Nous avons constamment demandé qu’avec un niveau de cotisations sociales constant, nous devions retrouver un montant de retraite a minima identique à celui que nous connaissons avec nos régimes actuels. Aujourd’hui, notre fermeté a payé puisque pour un grand nombre de professionnels libéraux, ce sera le cas.

Je constate que nos discussions, ainsi que celles de nos organisations membres, avec le Gouvernement ont permis au dossier d’évoluer plus favorablement et que de nombreuses conditions posées par l’UNAPL ont été réunies. 

Par exemple, les caisses de retraite complémentaire professionnelles pourront instaurer un dispositif de retraite supplémentaire aux professions qui le souhaitent. Le taux d’abattement sur une nouvelle assiette des cotisations sociales est fixé dans la loi à 30 %, le sort des réserves est également garanti dans la loi au seul bénéfice des professions qui les ont constituées et, enfin, la représentation spécifique des professions libérales est là encore actée dans la loi.

Les professionnels libéraux seront représentés au Conseil d’Administration du régime universel et nous avons aussi obtenu la mise en place d’un conseil de Protection sociale des professions libérales. Mais ce n’est pas tout, car  l’UNAPL, appuyée par l’U2P, par leur travail assidu de négociation auprès du Gouvernement, a aussi obtenu d’autres avancées :

• Un taux de cotisation réduit à 12,94 % pour les 2e et 3e Pass, ce qui – faut-il le rappeler – n’était nullement prévu dans le projet initial ;

• Le maintien du dispositif ASV-PCV pour les professionnels de santé dans le cadre d’un financement conventionnel à la hauteur des 2/3 ;

• Une période de transition longue et adaptable pour lisser dans le temps les effets des variations des cotisations et pensions ;

NOS CAISSES NE SERONT PLUS AUTONOMES. JE REGRETTE QUE LE GOUVERNEMENT SE SOIT MONTRÉ INFLEXIBLE SUR L’AUTONOMIE ENTIÈRE DES CAISSES DES PROFESSIONS LIBÉRALES

Les professionnels libéraux en cumul emploi-retraite pourront acquérir des droits supplémentaires avec leurs cotisations, et ainsi améliorer leur retraite à compter du 1er janvier 2022.

Quel regard l’UNAPL porte-t-elle actuellement sur la réforme des retraites ?

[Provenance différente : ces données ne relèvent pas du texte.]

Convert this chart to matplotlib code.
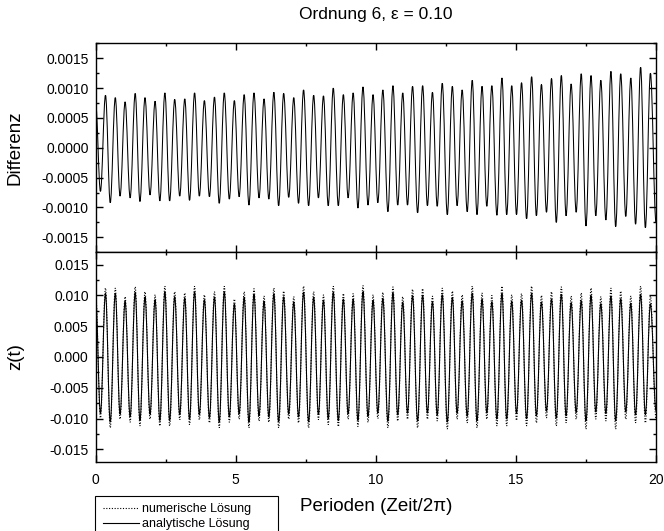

Comme je l’ai dit les professionnels libéraux nous n’avions pas besoin de cette réforme, complexe et difficilement lisible. Certes, le Gouvernement nous a écouté, le Président de la République qui vient de nous recevoir aussi. Mais au fond, la détermination de l’Exécutif à réformer les 42 régimes de retraites spéciaux ou autonomes reste intacte quels que soient nos arguments. C’est un véritable combat que l’UNAPL, et avec elle l’U2P, mènent pour préserver à l’intérieur de ce régime universel les spécificités de nos professions. La bataille des chiffres et des simulations n’est pas terminée. La phase de transition reste à définir précisément. Et puis, la conférence de financement n’est pas terminée, nous y sommes associés, et le moins que l’on puisse dire est qu’il sera, là aussi, difficile de construire un consensus entre les partenaires sociaux.

Concrètement, si la réforme est appliquée en l’état, quels seront les impacts sur les professions libérales et qu’adviendra-t-il de leurs caisses ? 

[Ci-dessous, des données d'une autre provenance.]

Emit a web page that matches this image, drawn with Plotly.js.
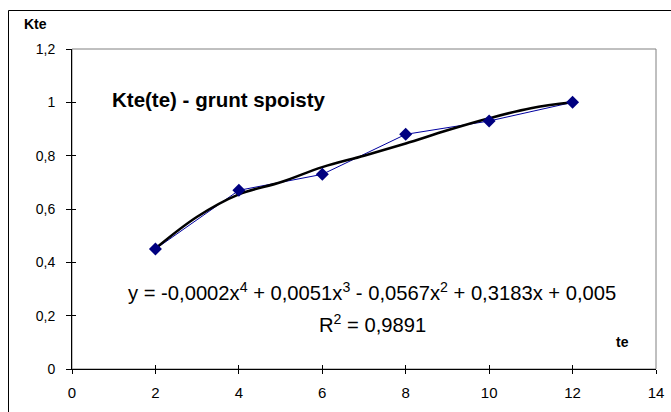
<!DOCTYPE html>
<html>
<head>
<meta charset="utf-8">
<script src="https://cdn.plot.ly/plotly-3.0.1.min.js"></script>
<style>html,body{margin:0;padding:0;background:#fff;}#chart{width:671px;height:412px;}</style>
</head>
<body>
<div id="chart"></div>
<script>
// Measured data points
var teValues = [2, 4, 6, 8, 10, 12];
var kteValues = [0.45, 0.67, 0.73, 0.88, 0.93, 1.0];
// Trendline (4th-degree polynomial) values
var trendTe = [2, 3, 4, 5, 6, 7, 8, 9, 10, 11, 12];
var trendKte = [0.452, 0.571, 0.655, 0.70, 0.757, 0.80, 0.846, 0.895, 0.94, 0.978, 1.0];
// Axis ticks
var xTicks = [0, 2, 4, 6, 8, 10, 12, 14];
var yTicks = [0, 0.2, 0.4, 0.6, 0.8, 1, 1.2];
var yTickText = ['0', '0,2', '0,4', '0,6', '0,8', '1', '1,2'];
// Texts
var chartTitle = 'Kte(te) - grunt spoisty';
var yLabel = 'Kte';
var xLabel = 'te';
var equationText = 'y = -0,0002x<sup>4</sup> + 0,0051x<sup>3</sup> - 0,0567x<sup>2</sup> + 0,3183x + 0,005';
var r2Text = 'R<sup>2</sup> = 0,9891';

var FONT = 'Arial, "Liberation Sans", sans-serif';
var L = 72, R = 656, T = 49, B = 369;
function px(x) { return (x - L) / (R - L); }
function py(y) { return (B - y) / (B - T); }

var traces = [
  {x: teValues, y: kteValues, mode: 'lines', line: {color: '#0000A0', width: 1},
   hoverinfo: 'skip', showlegend: false},
  {x: trendTe, y: trendKte, mode: 'lines', line: {color: '#000000', width: 2.6, shape: 'spline', smoothing: 1},
   hoverinfo: 'skip', showlegend: false},
  {x: teValues, y: kteValues, mode: 'markers',
   marker: {symbol: 'diamond', size: 10, color: '#000080', line: {width: 0}},
   hoverinfo: 'skip', showlegend: false},
  {x: [null], y: [null], xaxis: 'x2', yaxis: 'y', mode: 'markers', showlegend: false, hoverinfo: 'skip'},
  {x: [null], y: [null], xaxis: 'x', yaxis: 'y2', mode: 'markers', showlegend: false, hoverinfo: 'skip'}
];

var layout = {
  width: 671, height: 412,
  margin: {l: L, r: 671 - R, t: T, b: 412 - B, pad: 0},
  paper_bgcolor: '#ffffff', plot_bgcolor: '#ffffff',
  showlegend: false,
  font: {family: FONT, size: 14, color: '#000'},
  xaxis: {
    range: [0, 14], tickvals: xTicks, ticktext: xTicks.map(String),
    showgrid: false, zeroline: false, showline: true, linecolor: '#000', linewidth: 1,
    ticks: 'outside', ticklen: 4, tickcolor: '#000', tickwidth: 1,
    ticklabelstandoff: 6,
    tickfont: {family: FONT, size: 15, color: '#000'}, fixedrange: true
  },
  xaxis2: {
    range: [0, 14], tickvals: xTicks, overlaying: 'x', anchor: 'y',
    showgrid: false, zeroline: false, showline: false, showticklabels: false,
    ticks: 'inside', ticklen: 4, tickcolor: '#000', tickwidth: 1, fixedrange: true
  },
  yaxis: {
    range: [0, 1.2], tickvals: yTicks, ticktext: yTickText,
    showgrid: false, zeroline: false, showline: true, linecolor: '#000', linewidth: 1,
    ticks: 'outside', ticklen: 5, tickcolor: '#000', tickwidth: 1,
    ticklabelstandoff: 8,
    tickfont: {family: FONT, size: 14, color: '#000'}, fixedrange: true
  },
  yaxis2: {
    range: [0, 1.2], tickvals: yTicks, overlaying: 'y', anchor: 'x', side: 'left',
    showgrid: false, zeroline: false, showline: false, showticklabels: false,
    ticks: 'inside', ticklen: 4, tickcolor: '#000', tickwidth: 1, fixedrange: true
  },
  shapes: [
    {type: 'rect', xref: 'paper', yref: 'paper', x0: 0, x1: 1, y0: 0, y1: 1,
     line: {color: '#808080', width: 1}, layer: 'below'},
    {type: 'rect', xref: 'paper', yref: 'paper', x0: px(8.5), x1: px(700), y0: py(440), y1: py(10.5),
     line: {color: '#000', width: 1}, layer: 'below'}
  ],
  annotations: [
    {text: yLabel, xref: 'paper', yref: 'paper', x: px(22), y: py(24), xanchor: 'left', yanchor: 'middle',
     showarrow: false, font: {family: FONT, size: 14, color: '#000', weight: 'bold'}},
    {text: xLabel, xref: 'paper', yref: 'paper', x: px(622), y: py(342), xanchor: 'center', yanchor: 'middle',
     showarrow: false, font: {family: FONT, size: 14, color: '#000', weight: 'bold'}},
    {text: chartTitle, xref: 'paper', yref: 'paper', x: px(110), y: py(99), xanchor: 'left', yanchor: 'middle',
     showarrow: false, font: {family: FONT, size: 20.5, color: '#000', weight: 'bold'}},
    {text: equationText, xref: 'paper', yref: 'paper', x: px(372), y: py(291), xanchor: 'center', yanchor: 'middle',
     showarrow: false, font: {family: FONT, size: 20.2, color: '#000'}},
    {text: r2Text, xref: 'paper', yref: 'paper', x: px(372), y: py(323), xanchor: 'center', yanchor: 'middle',
     showarrow: false, font: {family: FONT, size: 20.2, color: '#000'}}
  ]
};

Plotly.newPlot('chart', traces, layout, {staticPlot: true, displayModeBar: false});
</script>
</body>
</html>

Nos caisses ne seront plus autonomes. Je regrette que le Gouvernement se soit montré inflexible sur l’autonomie entière des caisses des professions libérales. Celles-ci vont être placées sous l’autorité de la Caisse nationale du régime universel via une convention de gestion, et elles n’auront concrètement plus la liberté de définir le niveau des cotisations et des pensions pour les professions. À présent, et après l’adoption du projet de loi en première lecture à l’Assemblée nationale dans le cadre du 49-3, l’UNAPL reste plus mobilisée et vigilante que jamais. Nous suivrons avec attention les prochaines discussions et débats au Sénat, puis le retour du texte à l’Assemblée nationale. Enfin, l’UNAPL se prépare déjà à intervenir et suivre de très près la rédaction des futures ordonnances qui permettront d’articuler la mise en œuvre de la future réforme. Il ne s’agit pas que tout ce que nous avons obtenu comme améliorations soit détruit aux détours d’amendements inconsidérés ou d’ordonnances sournoises.